Filed under: News
Just two weeks after she took the job of schools chancellor, Cathie Black has already put her foot in her mouth -- reportedly telling parents that her solution to overcrowded schools is "birth control."
"Could we just have some birth control?" Black said during a meeting of Assembly Speaker Sheldon Silver's school overcrowding task force on Thursday in lower Manhattan.
"It would really help us out a lot," she added.
In another bone-headed comment, Black told a parent after the 35-minute forum that the impending budget cuts she had to make are like trying to decide which child should be killed.
"I don't mean this in any flip way. It is many Sophie's choices," she said, in a reference to the book in which a mother in the Auschwitz death camp has to decide which of her two children will live, The Tribeca Trib reported.

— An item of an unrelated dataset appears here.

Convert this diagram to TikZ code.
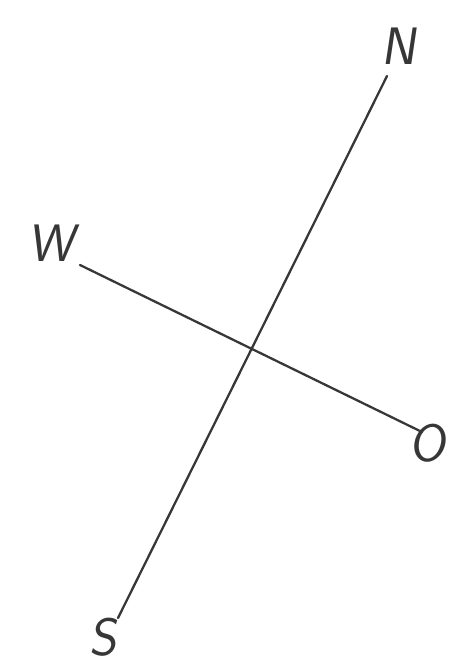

Parent Tricia Joyce said she was appreciative that Black came to the meeting, but that her answers -- and her comparisons to the Holocaust in the case of the 'Sophie's Choice' reference -- were worrisome.
"Everybody's face fell. You don't want to hear that reference when you're talking about children," said Joyce, whose kids attend the perennially overcrowded PS 234 in Tribeca. "She could have been nervous, it could have been the first thing that came to her mind. ... I just hope she chooses to do something much better than what she says."
Some who attended the meeting said Black's comments were especially inappropriate given the serious context of a community that for years has fought to overcome a lack of access to public school seats.
"The parents I spoke with after the meeting were very concerned about the comments she made because we're grappling with real issues," she added.
Mayor Bloomberg's controversial pick drew criticism last month from critics who said the former Hearst Magazines chairwoman had no experience in the field of education to successfully do the job.
Black took over for former Schools Chancellor Joel Klein last week.
"For me, this is a dream. It's a dream job, a dream opportunity, a chance to make a difference," Black said at Public School 262 in Brooklyn's Bedford-Stuyvesant neighborhood, the first stop on her five-borough tour on Jan. 3.
Despite Bloomberg's backing, many New Yorkers opposed the appointment of a publishing executive with no background as an educator to head the school system.